Berdasarkan empat makna Islam itu, Tjokro membuat dua prinsip utama Sosialisme Islam. Kedua prinsip tersebut adalah Kedermawanan Islami dan Persaudaraan Islam.
Kedermawanan dalam hal ini berarti tindakan kebajikan untuk meraih cinta Allah. Sedangkan Persaudaraan Islam menekankan pada persaudaraan yang dibangun bukan berdasarkan suku, ras dan strata sosial. Akan tetapi berdasarkan ketakwaan.
Dedi menjelaskan, Sosialisme Islam hendaknya tidak dipahami sebagai penerimaan terhadap Sosialisme Marxis. Hal ini dikarenakan, dalam konteks Islam, sosialisme yang sempurna berarti bahwa manusia tidak hidup untuk dirinya sendiri atau hanya untuk relasi sosial saja.

"Menurut Tjokro dalam bukunya (Islam dan Sosialisme), untuk mencapai sosialisme cara Islam, masyarakat harus mencapai kehidupan sejati dengan perilaku berdasarkan keimanan kepada Allah. Dengan demikian, konsep sosialisme yang digagas Tjokro ini begitu berbeda dengan model sosialisme manapun,".[3]
Dalam bukunya “ Sosialisme Islam” HOS Cokroaminoto mengatakan “Setiap muslim yang menjalankan ajarannya dengan sungguh-sungguh haruslah melalui tingkatan-tingkatan yang bermakna keselarasan dunia dan akhirat sebagai simbol menuju derajat kesempurnaan hidup,”
b.      Pemikiran pendidikan.
Sebelumnya, Cokroaminoto cenderung lebih dikenal sebagai tokoh politik dibandingkan sebagai tokoh pendidikan karena kiprahnya dalam Organisasi Syarikat Islam. Terlepas dari itu semua, mari kita menelaah beberapa pemikiran pendidikan H.O.S Tjokroaminoto sebagai berikut.

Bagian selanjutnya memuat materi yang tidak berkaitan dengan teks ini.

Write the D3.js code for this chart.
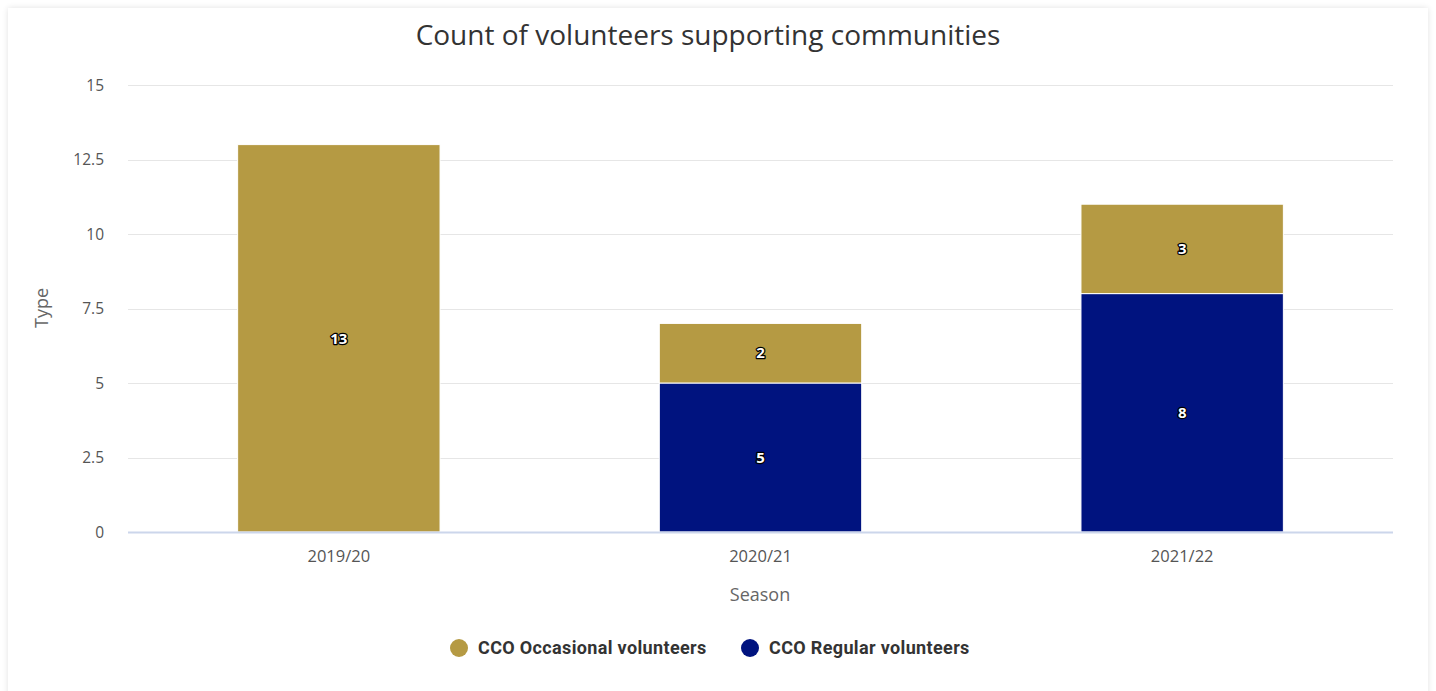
<!DOCTYPE html>
<html>
<head>
<meta charset="utf-8">
<script src="https://cdn.jsdelivr.net/npm/d3@7"></script>
<style>
  html, body { margin: 0; padding: 0; background: #ffffff; }
  body { width: 1436px; height: 691px; overflow: hidden; font-family: "Open Sans", "Noto Sans", sans-serif; }
  #card { position: absolute; left: 8px; top: 8px; width: 1420px; height: 700px; background: #fff;
          box-shadow: 0 0 6px rgba(0,0,0,0.12); }
  svg { position: absolute; left: 0; top: 0; }
</style>
</head>
<body>
<div id="card"></div>
<svg id="chart" width="1436" height="691"></svg>
<script>
// Seasons and counts per volunteer type
const seasons = ["2019/20", "2020/21", "2021/22"];
const occasional = [13, 2, 3];
const regular = [0, 5, 8];
const yTicks = [0, 2.5, 5, 7.5, 10, 12.5, 15];
const seriesNames = ["CCO Occasional volunteers", "CCO Regular volunteers"];
const seriesColors = ["#b59a43", "#00137f"];

const svg = d3.select("#chart");
const plot = { left: 128, right: 1393, top: 85, bottom: 532 };

const x = d3.scaleBand().domain(seasons).range([plot.left, plot.right]).paddingInner(0.52).paddingOuter(0.26);
const y = d3.scaleLinear().domain([0, 15]).range([plot.bottom, plot.top]);

// Title
svg.append("text").attr("x", 708).attr("y", 45).attr("text-anchor", "middle")
  .attr("font-size", 28).attr("fill", "#333").text("Count of volunteers supporting communities");

// Grid lines
svg.append("g").selectAll("line").data(yTicks.filter(d => d > 0)).join("line")
  .attr("x1", plot.left).attr("x2", plot.right)
  .attr("y1", d => Math.round(y(d)) + 0.5).attr("y2", d => Math.round(y(d)) + 0.5)
  .attr("stroke", "#e6e6e6").attr("stroke-width", 1);

// Y axis labels
const yAxis = d3.axisLeft(y).tickValues(yTicks).tickSize(0).tickPadding(0)
  .tickFormat(d => d3.format("~g")(d));
const gy = svg.append("g").attr("transform", `translate(${plot.left - 24},0)`).call(yAxis);
gy.select(".domain").remove();
gy.selectAll("text").attr("font-size", 15.5).attr("fill", "#555").attr("font-family", "Open Sans").attr("dy", "0.35em");

// Stacked data
const rows = seasons.map((s, i) => ({ season: s, occ: occasional[i], reg: regular[i] }));
const stack = d3.stack().keys(["reg", "occ"])(rows);
const colorFor = { occ: seriesColors[0], reg: seriesColors[1] };

const layers = svg.append("g").selectAll("g").data(stack).join("g")
  .attr("fill", d => colorFor[d.key]);
layers.selectAll("rect").data(d => d.filter(p => p[1] - p[0] > 0)).join("rect")
  .attr("x", d => x(d.data.season))
  .attr("width", x.bandwidth())
  .attr("y", d => y(d[1]))
  .attr("height", d => y(d[0]) - y(d[1]))
  .attr("stroke", "#fff").attr("stroke-width", 1);

// Value labels
const labels = [];
stack.forEach(layer => layer.forEach(p => {
  const v = p[1] - p[0];
  if (v > 0) labels.push({ v, cx: x(p.data.season) + x.bandwidth() / 2, cy: (y(p[0]) + y(p[1])) / 2 });
}));
const lg = svg.append("g");
lg.selectAll("text").data(labels).join("text")
  .attr("x", d => d.cx).attr("y", d => d.cy).attr("dy", "0.35em")
  .attr("text-anchor", "middle").attr("font-size", 15).attr("font-weight", "bold")
  .attr("fill", "#fff").attr("stroke", "#000").attr("stroke-width", 2.5)
  .attr("paint-order", "stroke").attr("stroke-linejoin", "round")
  .text(d => d.v);

// Baseline
svg.append("line").attr("x1", plot.left).attr("x2", plot.right)
  .attr("y1", plot.bottom + 0.5).attr("y2", plot.bottom + 0.5)
  .attr("stroke", "#ccd6eb").attr("stroke-width", 2);

// X axis labels
const xAxis = d3.axisBottom(x).tickSize(0).tickPadding(0);
const gx = svg.append("g").attr("transform", `translate(0,${plot.bottom + 30})`).call(xAxis);
gx.select(".domain").remove();
gx.selectAll("text").attr("font-size", 16.5).attr("fill", "#555").attr("font-family", "Open Sans").attr("dy", 0);

// Axis titles
svg.append("text").attr("x", 760).attr("y", 601).attr("text-anchor", "middle")
  .attr("font-size", 18).attr("fill", "#666").text("Season");
svg.append("text").attr("transform", "translate(48,308) rotate(-90)").attr("text-anchor", "middle")
  .attr("font-size", 18).attr("fill", "#666").text("Type");

// Legend
const legendX = [459, 750];
const leg = svg.append("g").selectAll("g").data(seriesNames).join("g")
  .attr("transform", (d, i) => `translate(${legendX[i]},648)`);
leg.append("circle").attr("r", 9).attr("fill", (d, i) => seriesColors[i]);
leg.append("text").attr("x", 19).attr("dy", "0.35em").attr("font-size", 18).attr("font-weight", "bold")
  .attr("fill", "#333").attr("font-family", "Roboto").attr("letter-spacing", 0.35).text(d => d);
</script>
</body>
</html>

Pertama, pendidikan  harus  berdasarkan  pada sumber  Islam  yakni  Al-Quran  dan  Al-Hadits. Menurut H.O.S. Cokroaminoto ilmu harus diperoleh dengan akal, tetapi tidak  boleh  dipisahkan  dari  pendidikan  budi  pekerti  dan  pendidikan  rohani.  Ia mengakui  bahwa  Islam  yang  bersumber  Al-Quran dan Al-Hadits itulah yang memajukan berbagai ilmu. Oleh karena itu pendidikan harus berdasar dan tidak menyimpang dari sumber Islam tersebut.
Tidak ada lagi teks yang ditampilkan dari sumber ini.